Word for word, give the material below again, minus any images.

↓↓↓

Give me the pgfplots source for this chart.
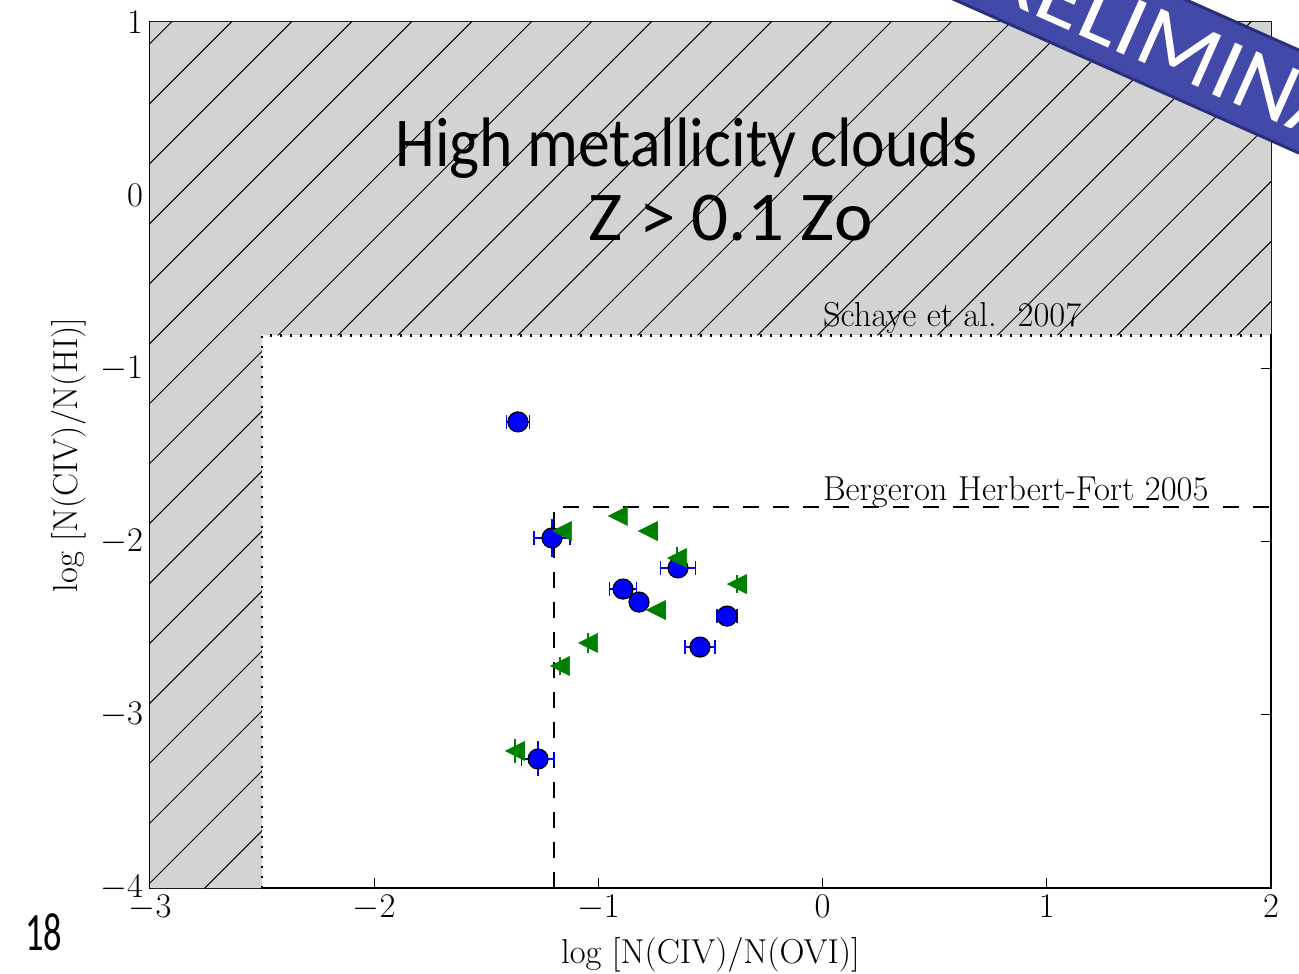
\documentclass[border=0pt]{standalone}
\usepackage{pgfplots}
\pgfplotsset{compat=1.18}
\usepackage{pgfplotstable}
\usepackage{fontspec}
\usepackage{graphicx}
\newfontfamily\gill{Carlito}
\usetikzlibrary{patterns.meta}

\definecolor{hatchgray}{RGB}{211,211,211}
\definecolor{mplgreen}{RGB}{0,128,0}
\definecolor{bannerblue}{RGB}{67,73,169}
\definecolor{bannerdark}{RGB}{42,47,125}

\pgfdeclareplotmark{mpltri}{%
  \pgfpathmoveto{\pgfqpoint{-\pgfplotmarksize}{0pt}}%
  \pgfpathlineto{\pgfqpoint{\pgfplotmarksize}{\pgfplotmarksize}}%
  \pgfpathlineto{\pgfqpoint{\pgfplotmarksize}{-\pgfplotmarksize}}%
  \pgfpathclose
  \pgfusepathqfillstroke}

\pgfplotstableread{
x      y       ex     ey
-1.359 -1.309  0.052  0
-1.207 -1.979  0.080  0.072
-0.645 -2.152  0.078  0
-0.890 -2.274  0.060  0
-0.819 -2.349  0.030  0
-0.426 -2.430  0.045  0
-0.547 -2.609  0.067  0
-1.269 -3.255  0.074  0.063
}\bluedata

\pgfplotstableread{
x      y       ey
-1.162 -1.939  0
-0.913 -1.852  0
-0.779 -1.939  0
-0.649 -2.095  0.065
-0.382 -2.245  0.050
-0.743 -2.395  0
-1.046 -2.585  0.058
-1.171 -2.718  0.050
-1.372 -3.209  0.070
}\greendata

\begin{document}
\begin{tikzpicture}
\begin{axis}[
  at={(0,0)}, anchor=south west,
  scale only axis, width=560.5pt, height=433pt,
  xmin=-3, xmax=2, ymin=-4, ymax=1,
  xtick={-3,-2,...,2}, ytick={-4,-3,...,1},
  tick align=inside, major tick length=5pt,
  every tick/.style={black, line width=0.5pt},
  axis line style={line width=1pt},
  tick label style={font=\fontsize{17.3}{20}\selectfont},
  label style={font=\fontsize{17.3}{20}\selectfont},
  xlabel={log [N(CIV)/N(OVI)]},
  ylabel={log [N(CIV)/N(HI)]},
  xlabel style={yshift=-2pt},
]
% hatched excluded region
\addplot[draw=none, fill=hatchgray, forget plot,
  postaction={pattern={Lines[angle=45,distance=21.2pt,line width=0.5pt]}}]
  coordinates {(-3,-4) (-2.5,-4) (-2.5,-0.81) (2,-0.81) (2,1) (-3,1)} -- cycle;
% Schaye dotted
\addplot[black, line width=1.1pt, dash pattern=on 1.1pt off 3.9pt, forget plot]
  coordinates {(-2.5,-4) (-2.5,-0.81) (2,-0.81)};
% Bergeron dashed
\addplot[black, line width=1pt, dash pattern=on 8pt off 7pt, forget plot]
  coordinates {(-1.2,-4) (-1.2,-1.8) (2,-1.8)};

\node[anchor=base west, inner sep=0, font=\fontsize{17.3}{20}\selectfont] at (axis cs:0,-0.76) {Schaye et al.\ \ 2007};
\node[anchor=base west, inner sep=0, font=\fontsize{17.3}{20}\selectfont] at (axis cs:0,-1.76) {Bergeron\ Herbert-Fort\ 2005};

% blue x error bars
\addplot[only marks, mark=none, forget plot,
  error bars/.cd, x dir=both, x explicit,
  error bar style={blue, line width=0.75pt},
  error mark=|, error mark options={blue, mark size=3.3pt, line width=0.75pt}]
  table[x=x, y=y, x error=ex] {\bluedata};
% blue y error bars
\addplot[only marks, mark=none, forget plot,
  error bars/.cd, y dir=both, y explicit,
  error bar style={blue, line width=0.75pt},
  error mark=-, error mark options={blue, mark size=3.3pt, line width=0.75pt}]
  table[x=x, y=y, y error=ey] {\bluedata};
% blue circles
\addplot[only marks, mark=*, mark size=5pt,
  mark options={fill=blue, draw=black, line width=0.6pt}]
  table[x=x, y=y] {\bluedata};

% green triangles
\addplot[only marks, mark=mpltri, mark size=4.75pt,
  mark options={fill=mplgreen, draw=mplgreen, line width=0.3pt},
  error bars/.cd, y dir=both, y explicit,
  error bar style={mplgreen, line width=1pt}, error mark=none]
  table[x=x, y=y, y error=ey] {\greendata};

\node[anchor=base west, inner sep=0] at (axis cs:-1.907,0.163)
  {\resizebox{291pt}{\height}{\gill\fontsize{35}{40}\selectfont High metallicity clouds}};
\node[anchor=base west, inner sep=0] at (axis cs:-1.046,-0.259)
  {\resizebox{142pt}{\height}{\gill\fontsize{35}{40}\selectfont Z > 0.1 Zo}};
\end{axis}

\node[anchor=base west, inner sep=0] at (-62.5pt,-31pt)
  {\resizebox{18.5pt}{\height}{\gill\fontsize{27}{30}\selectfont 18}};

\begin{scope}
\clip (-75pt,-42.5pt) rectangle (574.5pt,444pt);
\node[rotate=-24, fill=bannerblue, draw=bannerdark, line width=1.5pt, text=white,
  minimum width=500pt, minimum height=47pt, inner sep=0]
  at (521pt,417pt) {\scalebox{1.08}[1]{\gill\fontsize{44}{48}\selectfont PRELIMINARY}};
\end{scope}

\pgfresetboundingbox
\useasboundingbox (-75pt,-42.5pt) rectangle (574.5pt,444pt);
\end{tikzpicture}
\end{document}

↑↑↑

● RESULT:
Give me the pgfplots source for this chart.
\documentclass[border=0pt]{standalone}
\usepackage{pgfplots}
\pgfplotsset{compat=1.18}
\usepackage{pgfplotstable}
\usepackage{fontspec}
\usepackage{graphicx}
\newfontfamily\gill{Carlito}
\usetikzlibrary{patterns.meta}

\definecolor{hatchgray}{RGB}{211,211,211}
\definecolor{mplgreen}{RGB}{0,128,0}
\definecolor{bannerblue}{RGB}{67,73,169}
\definecolor{bannerdark}{RGB}{42,47,125}

\pgfdeclareplotmark{mpltri}{%
  \pgfpathmoveto{\pgfqpoint{-\pgfplotmarksize}{0pt}}%
  \pgfpathlineto{\pgfqpoint{\pgfplotmarksize}{\pgfplotmarksize}}%
  \pgfpathlineto{\pgfqpoint{\pgfplotmarksize}{-\pgfplotmarksize}}%
  \pgfpathclose
  \pgfusepathqfillstroke}

\pgfplotstableread{
x      y       ex     ey
-1.359 -1.309  0.052  0
-1.207 -1.979  0.080  0.072
-0.645 -2.152  0.078  0
-0.890 -2.274  0.060  0
-0.819 -2.349  0.030  0
-0.426 -2.430  0.045  0
-0.547 -2.609  0.067  0
-1.269 -3.255  0.074  0.063
}\bluedata

\pgfplotstableread{
x      y       ey
-1.162 -1.939  0
-0.913 -1.852  0
-0.779 -1.939  0
-0.649 -2.095  0.065
-0.382 -2.245  0.050
-0.743 -2.395  0
-1.046 -2.585  0.058
-1.171 -2.718  0.050
-1.372 -3.209  0.070
}\greendata

\begin{document}
\begin{tikzpicture}
\begin{axis}[
  at={(0,0)}, anchor=south west,
  scale only axis, width=560.5pt, height=433pt,
  xmin=-3, xmax=2, ymin=-4, ymax=1,
  xtick={-3,-2,...,2}, ytick={-4,-3,...,1},
  tick align=inside, major tick length=5pt,
  every tick/.style={black, line width=0.5pt},
  axis line style={line width=1pt},
  tick label style={font=\fontsize{17.3}{20}\selectfont},
  label style={font=\fontsize{17.3}{20}\selectfont},
  xlabel={log [N(CIV)/N(OVI)]},
  ylabel={log [N(CIV)/N(HI)]},
  xlabel style={yshift=-2pt},
]
% hatched excluded region
\addplot[draw=none, fill=hatchgray, forget plot,
  postaction={pattern={Lines[angle=45,distance=21.2pt,line width=0.5pt]}}]
  coordinates {(-3,-4) (-2.5,-4) (-2.5,-0.81) (2,-0.81) (2,1) (-3,1)} -- cycle;
% Schaye dotted
\addplot[black, line width=1.1pt, dash pattern=on 1.1pt off 3.9pt, forget plot]
  coordinates {(-2.5,-4) (-2.5,-0.81) (2,-0.81)};
% Bergeron dashed
\addplot[black, line width=1pt, dash pattern=on 8pt off 7pt, forget plot]
  coordinates {(-1.2,-4) (-1.2,-1.8) (2,-1.8)};

\node[anchor=base west, inner sep=0, font=\fontsize{17.3}{20}\selectfont] at (axis cs:0,-0.76) {Schaye et al.\ \ 2007};
\node[anchor=base west, inner sep=0, font=\fontsize{17.3}{20}\selectfont] at (axis cs:0,-1.76) {Bergeron\ Herbert-Fort\ 2005};

% blue x error bars
\addplot[only marks, mark=none, forget plot,
  error bars/.cd, x dir=both, x explicit,
  error bar style={blue, line width=0.75pt},
  error mark=|, error mark options={blue, mark size=3.3pt, line width=0.75pt}]
  table[x=x, y=y, x error=ex] {\bluedata};
% blue y error bars
\addplot[only marks, mark=none, forget plot,
  error bars/.cd, y dir=both, y explicit,
  error bar style={blue, line width=0.75pt},
  error mark=-, error mark options={blue, mark size=3.3pt, line width=0.75pt}]
  table[x=x, y=y, y error=ey] {\bluedata};
% blue circles
\addplot[only marks, mark=*, mark size=5pt,
  mark options={fill=blue, draw=black, line width=0.6pt}]
  table[x=x, y=y] {\bluedata};

% green triangles
\addplot[only marks, mark=mpltri, mark size=4.75pt,
  mark options={fill=mplgreen, draw=mplgreen, line width=0.3pt},
  error bars/.cd, y dir=both, y explicit,
  error bar style={mplgreen, line width=1pt}, error mark=none]
  table[x=x, y=y, y error=ey] {\greendata};

\node[anchor=base west, inner sep=0] at (axis cs:-1.907,0.163)
  {\resizebox{291pt}{\height}{\gill\fontsize{35}{40}\selectfont High metallicity clouds}};
\node[anchor=base west, inner sep=0] at (axis cs:-1.046,-0.259)
  {\resizebox{142pt}{\height}{\gill\fontsize{35}{40}\selectfont Z > 0.1 Zo}};
\end{axis}

\node[anchor=base west, inner sep=0] at (-62.5pt,-31pt)
  {\resizebox{18.5pt}{\height}{\gill\fontsize{27}{30}\selectfont 18}};

\begin{scope}
\clip (-75pt,-42.5pt) rectangle (574.5pt,444pt);
\node[rotate=-24, fill=bannerblue, draw=bannerdark, line width=1.5pt, text=white,
  minimum width=500pt, minimum height=47pt, inner sep=0]
  at (521pt,417pt) {\scalebox{1.08}[1]{\gill\fontsize{44}{48}\selectfont PRELIMINARY}};
\end{scope}

\pgfresetboundingbox
\useasboundingbox (-75pt,-42.5pt) rectangle (574.5pt,444pt);
\end{tikzpicture}
\end{document}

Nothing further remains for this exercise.